Fun with Side Channels
In my undergraduate programming languages class, our professor used an auto grader and let us use it to test our programs before we turned them in. We could upload our assignment to the auto grader, where it would run our program through a number of tests and tell us our many out of the total passed. Importantly, the auto grader did not tell us what the test cases were.
Our professor offered extra credit to any of us who could extract the test cases from the auto grader. The course had been running for years, and each time a student successfully did this they closed that particular hole. By the time I took the class, the auto grader was pretty robust. No one in my class got the extra credit.
At the time, most of us thought of approaches like directly hacking the grading server, or trying to make our programs write the test cases out so some other place on the server. The auto grader ran on a shared server, and we could access some files stored on that server. It turns out, these approaches are pretty easy to protect against. Presumably you already have an interest in keeping your server secured, so let’s assume directly hacking it is out. Preventing your program from writing rogue files all over the system is easy enough too. Just make sure your programming environment doesn’t have any access to the outside world.
It turns out there’s a more subtle approach: side channels. Side channels, generally, are a way of using something you control to send a message with information your aren’t supposed to be able to reveal. One common side channel is time. Let’s say you were trying to guess someone’s 4 digit PIN and you had a system that let you try as many times as you wanted. Furthermore, let’s assume that it the password checker were really slow.
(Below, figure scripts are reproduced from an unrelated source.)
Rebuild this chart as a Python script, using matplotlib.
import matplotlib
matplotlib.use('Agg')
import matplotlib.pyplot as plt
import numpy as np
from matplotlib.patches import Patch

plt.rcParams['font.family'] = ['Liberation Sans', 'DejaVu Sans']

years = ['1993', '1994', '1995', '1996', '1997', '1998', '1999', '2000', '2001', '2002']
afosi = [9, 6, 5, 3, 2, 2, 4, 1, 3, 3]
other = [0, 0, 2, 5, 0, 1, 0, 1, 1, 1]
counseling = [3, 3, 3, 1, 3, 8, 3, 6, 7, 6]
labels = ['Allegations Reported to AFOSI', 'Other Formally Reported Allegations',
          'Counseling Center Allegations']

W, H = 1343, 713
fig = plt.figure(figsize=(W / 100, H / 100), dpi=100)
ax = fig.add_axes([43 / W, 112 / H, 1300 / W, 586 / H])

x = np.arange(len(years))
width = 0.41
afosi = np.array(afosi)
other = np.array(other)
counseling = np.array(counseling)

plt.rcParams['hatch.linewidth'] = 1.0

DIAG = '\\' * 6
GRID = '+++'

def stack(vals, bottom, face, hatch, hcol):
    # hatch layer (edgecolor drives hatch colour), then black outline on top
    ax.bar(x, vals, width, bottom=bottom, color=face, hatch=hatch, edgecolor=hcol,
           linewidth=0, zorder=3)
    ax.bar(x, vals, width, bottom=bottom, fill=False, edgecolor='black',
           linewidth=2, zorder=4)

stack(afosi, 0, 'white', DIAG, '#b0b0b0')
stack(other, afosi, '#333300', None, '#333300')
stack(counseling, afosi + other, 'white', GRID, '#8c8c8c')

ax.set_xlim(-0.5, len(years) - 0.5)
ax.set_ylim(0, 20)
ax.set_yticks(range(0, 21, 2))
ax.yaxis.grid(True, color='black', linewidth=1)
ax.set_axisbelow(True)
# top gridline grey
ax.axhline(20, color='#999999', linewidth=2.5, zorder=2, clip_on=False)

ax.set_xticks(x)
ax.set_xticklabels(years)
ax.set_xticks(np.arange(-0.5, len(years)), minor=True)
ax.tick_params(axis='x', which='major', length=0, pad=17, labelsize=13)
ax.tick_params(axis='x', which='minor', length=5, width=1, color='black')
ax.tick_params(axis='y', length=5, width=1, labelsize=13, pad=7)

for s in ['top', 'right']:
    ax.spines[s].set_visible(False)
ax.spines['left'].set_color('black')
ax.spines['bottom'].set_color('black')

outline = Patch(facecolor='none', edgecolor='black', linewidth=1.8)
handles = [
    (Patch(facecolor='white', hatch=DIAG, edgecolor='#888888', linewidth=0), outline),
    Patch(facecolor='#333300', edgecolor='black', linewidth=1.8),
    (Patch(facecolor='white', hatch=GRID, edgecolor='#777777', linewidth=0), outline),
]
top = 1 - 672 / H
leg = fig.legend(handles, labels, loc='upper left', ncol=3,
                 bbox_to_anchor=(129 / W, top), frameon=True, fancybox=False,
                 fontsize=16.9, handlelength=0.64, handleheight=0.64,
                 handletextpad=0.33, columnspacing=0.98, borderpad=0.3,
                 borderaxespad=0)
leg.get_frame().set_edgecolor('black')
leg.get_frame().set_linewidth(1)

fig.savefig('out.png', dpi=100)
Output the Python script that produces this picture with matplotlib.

It would check your PIN digit by digit and each digit takes one second to check. Let’s say you try 4567 and after two seconds the system says your PIN was incorrect. You now know the first two digits are 4 and 5. So next try 4577. This time it still takes two seconds. So try 4587. This time it takes three seconds! This means we’ve figured out the first three digits. With at most 9 more tries, you’ll have figured out the password.
There’s a reason login systems aren’t designed like that.
So let’s go back to the auto grader. Can we use side channels to recover the tests? Ideally, we’d want to build a channel using functionality that is critical to the overall system. If we succeed at this, there will be no way for the instructor to patch the hole without turning off the auto grader entirely.
For the auto grader, the key functionality is:
 Run code that you upload. This code is heavily sandboxed, but it must allow you to answer the questions.
 Tell you how many tests passed.
 Allow multiple attempts.
Using just this functionality, how could we recover the tests that were run?
Twenty Questions🔗
It turns out there’s at least one thing we have control over: whether we get a question right or not. Once you know how to correctly answer the question on all inputs, you can basically use this to play twenty questions with the test cases. For example, let’s say you were supposed to write a function that takes a number n
and computes n^2
. This is easy enough to get:
function square(n) {
return n * n;
}
Let’s say I upload this to the auto grader and it tells me:
square: 1 out of 1 test passed
That hasn’t told me what number they tested on, but now I can start asking questions. The general approach is to ask a question about the input and then return the right answer if the question is yes and a wrong answer if the question is no. Let’s upload the following program to our imaginary auto grader:
function square(n) {
if (n == 0) {
return n * n;
} else {
return n + 1;
}
}
The auto grader responds:
square: 0 out of 1 test passed
So now we’ve learned that the test case is not 0
. We could keep trying, trying testing if n == 1
, then n == 2
and so on. Eventually this will work, but if the test case were 10,000,000
then it will take awhile. Fortunately, we can ask other questions of our input, such as whether it is less than some given number. If we do this, we can use a binary search to find the test case in almost no time at all.
Things are looking good so far, but in reality an auto grader is not going to give you just one test case.
Finding Multiple Test Cases🔗
What if we had five test cases instead of just one? We could continue asking number by number and we’d eventually find all five. Chances are we’d even find all five in about as much time as it took us to find the first one. Could we find all five faster? Let’s try the binary search approach. We start with this program:
function square(n) {
if (n > 1) {
return n * n;
} else {
return n + 1;
}
}
The auto grader tells us:
square: 2 out of 5 tests passed
We’ll need to do this a few more times, so let’s make a table.
 n > 1
 square: 2 out of 5 tests passed

 n > 2
 square: 1 out of 5 tests passed

Already we can figure out that one of the tests is 2, since that is the only one number that is greater than 1 but not greater than 2. Let’s continue and see if we can figure out the rest.
 n > 4
 square: 1 out of 5 tests passed

 n > 8
 square: 1 out of 5 tests passed

 n > 16
 square: 0 out of 5 tests passed

So now we know that all of the test cases are less than or equal to 16, and that one of these lies between 9 and 16 inclusive. We can do a binary search in this range to find the exact number and then continue the process until we’ve found all of the test cases.
That’s the gist of the idea, and a good place to wrap up for now. Of course, programs that do simple operations on numbers aren’t too exciting. What about more advanced problems, and more intricate test cases? How can you learn about linked lists or trees using similar techniques? I’ll leave these as an exercise for the reader, or until a later post.